Aujourd’hui, je regrette ce côté enjoué au quotidien, en fait ça déteint sur nous, ça nous apporte de la bonne humeur. J’aimais bien aussi le fait qu’on l’on se fasse facilement des câlins. J’ai eu envie de garder ça en France, mais ce n’est pas vraiment possible ! En revanche, les Canadiens sont assez lisses, on aborde moins les questions profondes, de religion, de politique… Il y a quand même une différence entre les Canadiens anglophones et francophones.
L’impact du PVT sur soi
Plusieurs personnes m’ont demandé si j’avais trouvé mes réponses. J’ai sûrement donné l’impression de partir avec beaucoup de questions. Je n’ai pas eu de déclic, mais certaines évidences arrivent au fur et à mesure. Ce qui est sûr, c’est que j’ai changé mon mode de vie de manière plus profonde.

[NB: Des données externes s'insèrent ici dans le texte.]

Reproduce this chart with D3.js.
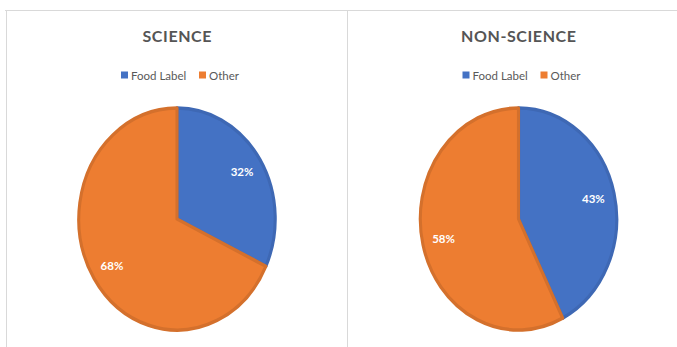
<!DOCTYPE html>
<html><head><meta charset="utf-8">
<script src="https://cdn.jsdelivr.net/npm/d3@7"></script>
<style>body{margin:0;background:#fff}svg{display:block}text{font-family:Lato,"Open Sans",sans-serif}</style>
</head><body>
<svg id="c" width="677" height="347"></svg>
<script>
const categories = ["Food Label", "Other"];
const chartTitles = ["SCIENCE", "NON-SCIENCE"];
const scienceValues = [32, 68];
const nonScienceValues = [43, 58];
const colors = ["#4472C4", "#ED7D31"];
const strokeColors = ["#3E68B4", "#D4702C"];

const svg = d3.select("#c");
// panel frame
svg.append("line").attr("x1",5).attr("x2",677).attr("y1",10.5).attr("y2",10.5).attr("stroke","#d9d9d9");
svg.append("line").attr("x1",6.5).attr("x2",6.5).attr("y1",10).attr("y2",347).attr("stroke","#d9d9d9");
svg.append("line").attr("x1",347.5).attr("x2",347.5).attr("y1",10).attr("y2",347).attr("stroke","#d9d9d9");

const panels = [
  {title: chartTitles[0], values: scienceValues, cx: 177},
  {title: chartTitles[1], values: nonScienceValues, cx: 518.5}
];
const R = 113, rx = 100, cy = 219;
const pie = d3.pie().sort(null).startAngle(0);
const arc = d3.arc().innerRadius(0).outerRadius(R - 2);
const labelArc = d3.arc().innerRadius(R*0.77).outerRadius(R*0.77);

panels.forEach(p => {
  const g = svg.append("g");
  g.append("text").attr("x", p.cx + 0.3).attr("y", 41.5).attr("text-anchor","middle")
    .attr("font-size", 16).attr("letter-spacing", 0.6).attr("font-weight","bold").attr("fill","#555555").text(p.title);
  // legend
  const lg = g.append("g").attr("font-size", 12).attr("fill","#595959");
  const legendX = [p.cx - 56, p.cx + 22];
  categories.forEach((c, i) => {
    lg.append("rect").attr("x", legendX[i]).attr("y", 71.5).attr("width", 7).attr("height", 7).attr("fill", colors[i]);
    lg.append("text").attr("x", legendX[i] + 10).attr("y", 79.5).attr("font-size", 11.5).text(c);
  });
  const arcs = pie(p.values);
  const pg = g.append("g").attr("transform", `translate(${p.cx},${cy}) scale(${rx/R},1)`);
  pg.selectAll("path").data(arcs).join("path").attr("d", arc)
    .attr("fill", (d,i)=>colors[i]).attr("stroke", (d,i)=>strokeColors[i]).attr("stroke-width", 3.5)
    .attr("stroke-linejoin","round");
  arcs.forEach((d,i) => {
    const [lx, ly] = labelArc.centroid(d);
    g.append("text").attr("x", p.cx + lx*rx/R).attr("y", cy + ly + 4).attr("text-anchor","middle")
      .attr("font-size", 11.5).attr("font-weight","bold").attr("fill","#fff").text(p.values[i] + "%");
  });
});
</script>
</body></html>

Je ne me vois plus reprendre un CDI, je n’ai plus envie d’un train-train, mes cinq jours par semaine à 35 h pour avoir mes vacances en juillet. Ça a vraiment bouleversé ça.
… même si j’ai eu des manques par moments : « Qu’est-ce que je suis tannée de toujours porter le même jean et le même pull ! » *Rires*
On reprend du confort en rentrant mais fondamentalement, je pense que je ne nourris plus l’envie d’aller faire du shopping, je m’ennuie en ville… J’adore aller flâner ou me poser dans un café, écrire ou lire. Ça a changé beaucoup de choses. Je ne sais pas encore où me poser, peut-être même que je repartirai, au Canada ou ailleurs. J’ai toujours ce rêve d’enfant qui est la Finlande… J’ai quand même de plus en plus de mal à passer un hiver sans neige…
Je pense que le plus fort que je retiens de cette expérience, ce sont les débuts, l’avant départ, le départ et les premiers mois. Ce ne sont pas les moments les plus confortables, bien au contraire ! Mais j’ai ressenti ce truc vivant : celui d’être là, à ma place, au bon endroit et au bon moment.